Gorgeous, love it even got one of the oldskool bombers on there, not sure about the swoopy seatpost though


----------



## Mr. Blonde (May 18, 2008)

bxxer rider said:


> u seem to feel like you own the place, for one with acherly isont a realy place


Yes please. Every last person on this forum is sick of you. Do you think we're messing with you? -----rhetorical question. Don't answer that.

To the OP: Cool as hell. It's almost like a latter day Repack bike.


----------



## hk45acp (Jul 13, 2008)

wow thread revival! I was just taking the bike out from storage cause I was thinking of selling it to fund another build. I think the last time it was out was when that pic was taken! Yes those are Hope Big uns on Sun Fat Albert rims! The swoopy seat post is on there cause the frame was a bit small for me and the layback makes it much more easy to ride, also nice when going downhill


----------



## StinkyFTW (Jun 29, 2008)

hk45acp said:


> wow thread revival! I was just taking the bike out from storage cause I was thinking of selling it to fund another build. I think the last time it was out was when that pic was taken! Yes those are Hope Big uns on Sun Fat Albert rims!

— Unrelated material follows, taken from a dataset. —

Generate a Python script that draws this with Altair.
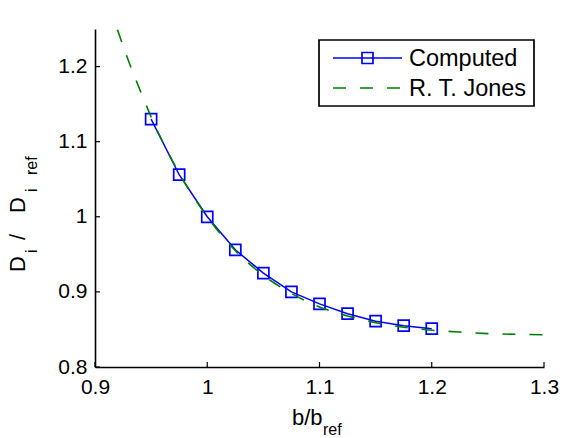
import altair as alt
import pandas as pd

# ---- data ----
b_computed = [0.95, 0.975, 1.0, 1.025, 1.05, 1.075, 1.1, 1.125, 1.15, 1.175, 1.2]
d_computed = [1.130, 1.056, 1.000, 0.956, 0.925, 0.900, 0.884, 0.871, 0.861, 0.855, 0.851]

b_jones = [0.92, 0.93, 0.94, 0.95, 0.975, 1.0, 1.025, 1.05, 1.075, 1.1, 1.125,
           1.15, 1.175, 1.2, 1.225, 1.25, 1.275, 1.3]
d_jones = [1.249, 1.207, 1.169, 1.133, 1.058, 1.0, 0.955, 0.922, 0.898, 0.880, 0.868,
           0.859, 0.853, 0.849, 0.8465, 0.8445, 0.8435, 0.843]

x_ticks = [0.9, 1.0, 1.1, 1.2, 1.3]
y_ticks = [0.8, 0.9, 1.0, 1.1, 1.2]
series_names = ["Computed", "R. T. Jones"]

BLUE = "#0000ff"
GREEN = "#008000"
FONT = "Liberation Sans"
W, H = 449, 338

df_c = pd.DataFrame({"b": b_computed, "d": d_computed})
df_j = pd.DataFrame({"b": b_jones, "d": d_jones})

xs = alt.Scale(domain=[0.9, 1.3], nice=False, zero=False)
ys = alt.Scale(domain=[0.8, 1.25], nice=False, zero=False)

x_enc = alt.X("b:Q", scale=xs, axis=alt.Axis(values=x_ticks, format="~g", title=None,
                                             grid=False, ticks=False, labelPadding=9,
                                             labelFontSize=21, labelFont=FONT,
                                             labelColor="black", domainColor="black",
                                             domainWidth=1.6, labelFlush=False))
y_enc = alt.Y("d:Q", scale=ys, axis=alt.Axis(values=y_ticks, format="~g", title=None,
                                             grid=False, ticks=False, labelPadding=8,
                                             labelFontSize=21, labelFont=FONT,
                                             labelColor="black", domainColor="black",
                                             domainWidth=1.6, labelFlush=False))

line_c = alt.Chart(df_c).mark_line(color=BLUE, strokeWidth=1.5).encode(x=x_enc, y=y_enc)
pts_c = alt.Chart(df_c).mark_point(shape="square", size=121, filled=False, color=BLUE,
                                   strokeWidth=1.7, opacity=1).encode(x="b:Q", y="d:Q")
line_j = alt.Chart(df_j).mark_line(color=GREEN, strokeWidth=1.6, strokeDash=[13, 14],
                                   interpolate="monotone", clip=True).encode(x="b:Q", y="d:Q")

xt = alt.Chart(pd.DataFrame({"b": x_ticks})).mark_rule(color="black", strokeWidth=1.2).encode(
    x="b:Q", y=alt.value(H), y2=alt.value(H - 5))
yt = alt.Chart(pd.DataFrame({"d": y_ticks})).mark_rule(color="black", strokeWidth=1.2).encode(
    y="d:Q", x=alt.value(0), x2=alt.value(5))

one = pd.DataFrame({"k": [0]})

# legend
leg_box = alt.Chart(one).mark_rect(fill="white", stroke="black", strokeWidth=1.7).encode(
    x=alt.value(224), x2=alt.value(439), y=alt.value(11), y2=alt.value(77))
leg_l1 = alt.Chart(one).mark_rule(color=BLUE, strokeWidth=1.5).encode(
    x=alt.value(238), x2=alt.value(307), y=alt.value(29))
leg_p1 = alt.Chart(one).mark_point(shape="square", size=121, filled=False, color=BLUE,
                                   strokeWidth=1.7, opacity=1).encode(
    x=alt.value(272.5), y=alt.value(29))
leg_l2 = alt.Chart(one).mark_rule(color=GREEN, strokeWidth=1.6, strokeDash=[13, 14]).encode(
    x=alt.value(238), x2=alt.value(307), y=alt.value(59))
leg_t1 = alt.Chart(one).mark_text(align="left", baseline="middle", fontSize=23.5, font=FONT,
                                  color="black", text=series_names[0]).encode(
    x=alt.value(314), y=alt.value(30))
leg_t2 = alt.Chart(one).mark_text(align="left", baseline="middle", fontSize=23.5, font=FONT,
                                  color="black", text=series_names[1]).encode(
    x=alt.value(314), y=alt.value(60))

# axis titles with subscripts
def txt(s, x, y, size, angle=0):
    kw = dict(align="left", baseline="alphabetic", fontSize=size, font=FONT,
              color="black", text=s)
    if angle:
        kw["angle"] = angle
    return alt.Chart(one).mark_text(**kw).encode(x=alt.value(x), y=alt.value(y))

xtitle = [txt("b/b", 197, 396, 22), txt("ref", 228, 406, 16)]
ytitle = [txt("D", -70, 243, 22, 270), txt("i", -58, 224, 16, 270),
          txt("/", -70, 211, 22, 270), txt("D", -70, 184, 22, 270),
          txt("i", -58, 163, 16, 270), txt("ref", -58, 146, 16, 270)]

chart = alt.layer(line_c, pts_c, line_j, xt, yt, leg_box, leg_l1, leg_p1, leg_l2,
                  leg_t1, leg_t2, *xtitle, *ytitle).properties(
    width=W, height=H, autosize=alt.AutoSizeParams(type="none"),
    padding={"left": 95, "top": 29, "right": 19, "bottom": 71},
    background="white",
).configure_view(stroke=None)

chart.save("out.html", embed_options={"renderer": "svg", "actions": False})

The swoopy seat post is on there cause the frame was a bit small for me and the layback makes it much more easy to ride, also nice when going downhill


That thing is too sick to sell though.


----------



## essenmeinstuff (Sep 4, 2007)

Mr. Blonde said:


> Yes please. Every last person on this forum is sick of you. Do you think we're messing with you? -----rhetorical question. Don't answer that.
> 
> To the OP: Cool as hell. It's almost like a latter day Repack bike.


haha holy lash out at a 2yr old post :thumbsup:


----------